Deep meditation: Arch Enemy.


Wrong again. For years, I cringed at Arch Enemy because they defaced an excellent melodic-metal band with a grating death-metal vocalist. As much as I admire death metal, it seemed like putting a welder’s mask on Cate Blanchett.

As usual with metal, the matter simply required further consideration. The moment arose with the arrival of the latest Gigantour DVD, which has a couple of Arch Enemy performances on it.

Oh. Angela Gossow is a magnet. Distracted by Arch Enemy’s genre miscegenation, I never dragged my ass out to see them during the several years the Sweden-based quintet have scoured the USA with their current frontwoman, who replaced original throatguy Johan Liiva in 2001. So I didn’t know that not only is Gossow an unbelievably hot blond Valkyrie, but she commands the stage like a drillmistress, without a trace of vulnerability or girly seduction.

And it’s not as if the choice of Gossow represented trend-pandering. In 1996, founding guitarist Michael Amott spun out of the grindcore cornerstone Carcass, fer hobsake. Though that group’s instrumental direction had veered increasingly tuneward over the years, Amott wanted to stick with a growler when he put Arch Enemy together. That’s where Liiva came in, but Liiva’s delivery was on the mushy side; Gossow’s low rasp, contrariwise, combines the abrasiveness of a sandblaster with the percussive quality of an ingot stamper.

So as I’ve said in the past, we have to stop thinking of death-metal vocalists as singers. Modern metal is a much more abstract beast than its ‘70s and ‘80s forebears, and if a band makes the choice not to have a singerly singer, its frontperson has three main responsibilities: to connect with the crowd, to project an attitude, and to lock in with the drums. It’s instrumental music. Adversarial instrumental music. The arch enemy of bastards.

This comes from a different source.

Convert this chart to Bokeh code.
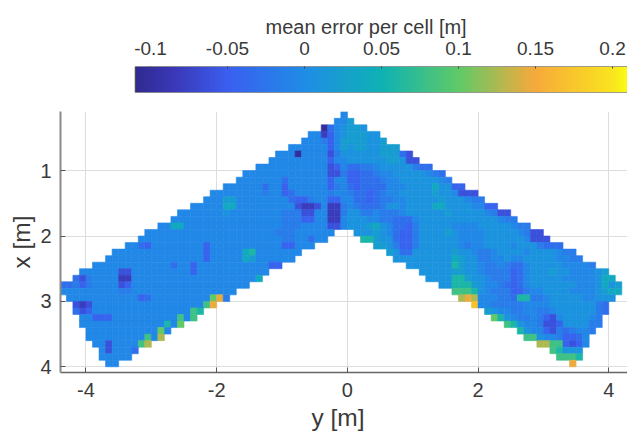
from bokeh.plotting import figure
from bokeh.models import Range1d, FixedTicker, LinearColorMapper, ColumnDataSource, Title
from bokeh.layouts import column
from bokeh.embed import file_html
from bokeh.resources import INLINE
import numpy as np

# colour levels
LEVELS = dict(A=-0.10, B=-0.08, C=-0.062, D=-0.045, E=-0.032, F=-0.018, G=-0.006, H=0.008,
              I=0.022, J=0.038, K=0.058, L=0.08, M=0.10, N=0.125, O=0.145, P=0.17)

# first cell of each row (in tenths of a metre along y); rows go from x=0.1 to x=3.9
START_A = [-1,-2,-4,-6,-7,-9,-11,-12,-14,-16,-17,-19,-21,-22,-24,-26,-27,-29,-31,-32,-34,-36,-37,-39,
           -41,-42,-44,-44,-43,-42,-42,-41,-41,-40,-40,-39,-38,-38,-37]
CELLS_A = [
"G","GGI","AEGHIIH","GGBDGHIIIHH","GGGFDGIIIIHHI","GGGGGGDGIHIIHHIII",
"GGGAGGGGCFHHHHHHIIIEC","GGGGGGGGGDGGHHHHHHIIHCC","GGGGGGGGGGGCDGEEFFGHHHHHFEE",
"GGGGGGGGGGGGGCCFDDEEFGGHHHHHGFE","GGGGGGGEGGGGGGDGGDDEEEFGGHHHHHHGF",
"GGGGGGEGGDGGGGGGDFGEDEEEEGGGHHHHJHHDD","GGGGGGGGFGGDEGGGGGFGGFEEDEFGGHHHHHIHHGCCC",
"GGGIIGGGGGGGGEDDFGGDDGGEEDEFFGGHHHHHIHHHGFF",
"GGGGGJJGGGGGGGGGCBBCGBBFGFEEEFHHGHHHHJJHHHHGGDD",
"GGGGGGGHGGGGGGGGFFFCCGGBBFHHFFGFFFGHHHHHHIHHHHHGFCC",
"GGGGGGGGGGGGGGGGGFFFDDGGBBGHHHGGFFEEEGHHHHHHHHHHHHGFF",
"GGJJGGGGGGGGGGGGGGGFFFGGGGCCGHHHIJHGEEDFHHHHHGGGGHHHHHGFF",
"GGGGGGGGGGGGGGGGGGGGFFFGGGGGG","GGGGGGGGGGGGGGGGGGGGGGFFGGEGG","GGEDGGGGGGGGDGGGGGGGGGGGDDGGG",
"GGGGGGGGGGGGGGDGGGGGJKGGGGGGG","GGGGGGGGGGGGGGGDGGGGGJIGGGGGG","GGGGGGGGGGGGEGGDGGGGGGGGGGGDD",
"GGGGGGCCGGGGGGGGGDGGGGGGGGGGG","ECFGGGGBBGGGGGGGGGGGGGGGGGGGJ","EEFDFGGGGCDGGGGGGGGGGGGGGGGGG",
"GGGGGGGGGFFGGGGGGGGGGGGGGGG","GGGGGGGGGGGDEGGGGGGGGGMOF","CBCGGGGGGGGGGGGGGGGGLO",
"ECDGGGGGGGGGGGGGGGLK","GGDDDGGGGGGGGGGLGL","GGGGGGGGGGGGGKGM","GGGGGGGGGGGMG","GGGGGGGGGLGN",
"GGCGGGGLN","GCGGGE","GGGGG","GG"]
# right wing of rows 18 to 38 (row 18 is index 0)
START_B = [1,2,4,6,7,9,11,12,14,16,17,19,21,22,24,26,27,29,31,32,34]
CELLS_B = [
"HHHIHGEDDFHHHHIHGGGGHHHHHGFCC","KKIHHEDDFHHHHHHGGGGHHHHHHGCCC","IIHFDDFHHHHHHGFGGHHHHGHHHFEEE",
"IHEEHHHHHHIHHGFFGHHHHGHHHHGFF","HHHHHHHHHJIHHFFGGHGGHHHHHGGFF","HHHHHHHKIHHGFFGFEEGHHHHHGGGGF",
"HHHHHIIHHGFFFFDEGHHHIHHGGGGHI","HHHHKKIHHGFFFDEGHHHHHGGGGGHJJ","HHKKKIHGGFEDEGHHHHHHHGGGHJHI",
"LLLKHGFFFDDFGGHHHHGGGGHIJJ","NONGGGFFEKKFFGHHHHHGGHHH","PGGFFFFFGGGGHHHHHHHFE","IHGGFFGGFFGHHHHHHFE",
"MKHGFFGFDCGHHHHGF","LKHGGFCCDHHHHFF","KHGGDCFEFGGF","LLHGGFDDEG","NNLLDCDG","LKHHH","LLLK","O"]

COLOR_STOPS = ["#302a90","#3a38b8","#3a5ff0","#1f8de6","#0eb2b4","#5fca68","#f7a93c","#f9e41e","#f9fb15"]
STOP_VALUES = [-0.11,-0.085,-0.05,0.0,0.05,0.10,0.15,0.20,0.2097]
BAR_TICKS = [-0.1,-0.05,0,0.05,0.1,0.15,0.2]
BAR_LABELS = ["-0.1","-0.05","0","0.05","0.1","0.15","0.2"]
Y_TICKS = [-4,-2,0,2,4]
Y_TICK_LABELS = ["-4","-2","0","2","4"]
X_TICKS = [1,2,3,4]
VMIN, VMAX = -0.1099, 0.2097
BAR_VIEW_LOW = -0.15844
FONT = "Liberation Sans"
TEXT = "#3a3a3a"

ENDS_A = [0,1,3,5,6,8,10,11,13,15,16,18,20,21,23,25,26,28,-2,-3,-5,-7,-8,-10,-12,-13,-15,-17,-18,-20,-22,-23,-25,-27,-28,-30,-32,-33,-35]
ENDS_B = [30,31,33,35,36,38,40,41,42,42,41,40,40,39,39,38,37,37,36,36,35]
for i,(s,c,e) in enumerate(zip(START_A,CELLS_A,ENDS_A)):
    assert s+len(c)==e, ("A",i,len(c),e-s)
for i,(s,c,e) in enumerate(zip(START_B,CELLS_B,ENDS_B)):
    assert s+len(c)==e, ("B",i,len(c),e-s)

xs, ys, vs = [], [], []
for r,(s,c) in enumerate(zip(START_A,CELLS_A)):
    for j,ch in enumerate(c):
        xs.append((s+j+0.5)*0.1); ys.append(0.15+0.1*r); vs.append(LEVELS[ch])
for r,(s,c) in enumerate(zip(START_B,CELLS_B)):
    for j,ch in enumerate(c):
        xs.append((s+j+0.5)*0.1); ys.append(0.15+0.1*(r+18)); vs.append(LEVELS[ch])

def hex2rgb(h):
    return np.array([int(h[i:i+2],16) for i in (1,3,5)],float)
grid_v = np.linspace(VMIN,VMAX,256)
stops = np.array([hex2rgb(h) for h in COLOR_STOPS])
palette = ["#%02x%02x%02x"%tuple(int(round(np.interp(v,STOP_VALUES,stops[:,k]))) for k in range(3)) for v in grid_v]
mapper = LinearColorMapper(palette=palette, low=VMIN, high=VMAX)

# colour bar
cb = figure(width=627, height=98, output_backend="svg", toolbar_location=None,
            x_range=Range1d(BAR_VIEW_LOW,VMAX), y_range=Range1d(0,1),
            x_axis_location="above", min_border_left=60, min_border_right=0,
            min_border_top=66, min_border_bottom=6)
cb.image(image=[np.array([grid_v])], x=VMIN, y=0, dw=VMAX-VMIN, dh=1, color_mapper=mapper)
cb.quad(left=[VMIN],right=[VMAX],bottom=[0],top=[1],fill_color=None,line_color="#444444",line_width=1)
cb.yaxis.visible=False
cb.grid.visible=False
cb.outline_line_color=None
ax=cb.xaxis[0]
ax.ticker=FixedTicker(ticks=BAR_TICKS)
ax.major_label_overrides={t:l for t,l in zip(BAR_TICKS,BAR_LABELS)}
ax.minor_tick_line_color=None
ax.major_tick_in=2; ax.major_tick_out=0
ax.major_tick_line_color="#444444"
ax.axis_line_color=None
ax.major_label_text_font=FONT
ax.major_label_text_font_size="19px"
ax.major_label_text_color=TEXT
ax.major_label_standoff=12
cb.add_layout(Title(text="mean error per cell [m]", align="left", offset=205, standoff=2,
                    text_font=FONT, text_font_size="20px", text_font_style="normal",
                    text_color=TEXT), "above")

# map
p = figure(width=627, height=338, output_backend="svg", toolbar_location=None,
           x_range=Range1d(-4.39,4.287), y_range=Range1d(4.087,0.096),
           min_border_left=60, min_border_right=0, min_border_top=13, min_border_bottom=64)
src = ColumnDataSource(dict(x=xs,y=ys,v=vs))
col={"field":"v","transform":mapper}
p.rect("x","y",width=0.1,height=0.1,source=src,fill_color=col,line_color=col,line_width=0.6)
p.outline_line_color=None
p.xaxis.ticker=FixedTicker(ticks=Y_TICKS)
p.xaxis.major_label_overrides={t:l for t,l in zip(Y_TICKS,Y_TICK_LABELS)}
p.yaxis.ticker=FixedTicker(ticks=X_TICKS)
p.yaxis.axis_label="x [m]"
p.grid.grid_line_color="#dedede"
p.grid.grid_line_width=1
for a in (p.xaxis[0],p.yaxis[0]):
    a.minor_tick_line_color=None
    a.major_tick_in=5; a.major_tick_out=0
    a.major_tick_line_color="#555555"
    a.axis_line_color="#666666"
    a.axis_line_width=1.5
    a.major_label_text_font=FONT
    a.major_label_text_font_size="20px"
    a.major_label_text_color=TEXT
    a.axis_label_text_font=FONT
    a.axis_label_text_font_style="normal"
    a.axis_label_text_font_size="24.5px"
    a.axis_label_text_color=TEXT
p.yaxis[0].axis_line_color="#8a8a8a"
p.yaxis[0].axis_line_width=2
p.xaxis[0].major_label_standoff=10
p.yaxis[0].major_label_standoff=9
p.yaxis[0].major_label_orientation="horizontal"
p.yaxis[0].axis_label_standoff=2
p.add_layout(Title(text="y [m]", align="left", offset=251, standoff=4,
                   text_font=FONT, text_font_size="24.5px", text_font_style="normal",
                   text_color=TEXT), "below")

open("out.html","w").write(file_html(column(cb,p,spacing=0), INLINE))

In a way, it’s easier to appreciate the players when a band omits a Dio or a Halford, and Arch Enemy is a good example. For all its harshness, Gossow’s voice has a certain transparency that allows you to hear the group’s instrumental structures, which are unfailingly ingenious. I put three Gossow-era Arch Enemy albums on random play, and here’s what I heard.

There were intriguingly mixed-up rhythms, as on “Saints and Sinners” and “Rise of the Tyrant.” There was speed metal of the “Painkiller” (Priest) and “Exorcist” (Friedkin) varieties, as on “Silent Wars” and “The Great Darkness.” There were grand, massive keyboards and bloody-eyed lyricism, as on “We Will Rise.” There were Maiden-style twin guitars, as on “Enemy Within” and “Burning Angel.”

And along with all this heavy-metal aggro, ax brothers Michael and Christopher Amott love their Elton John -- it’s undeniable after you’ve heard “Vultures” and “Intermezzo Liberte,” which scare up memories of EJ’s “Funeral for a Friend.” Plus, they enjoy sprinkling in lovely instrumental intros, and even occasional entirely voxless plaints such as “Marching on a Dead End Road,” “Anthem” and “Snow Bound.”

Except for a brief absence, the fearsomely intelligent Daniel Erlandsson has been Arch Enemy’s drummer since the beginning -- he knows how to keep the background moving, and though he can devote full fury to his double kick, he never bores you with it. Bassist Sharlee D’Angelo, onboard almost as long, has grown virtually indistinguishable from Erlandsson, which is genius of its own kind. Together with the Amotts’ precision orchaxtration and leaping lead work, they rock like hell.

So, Ms. Gossow, my future wish is to serve you. I’ll take my beating now.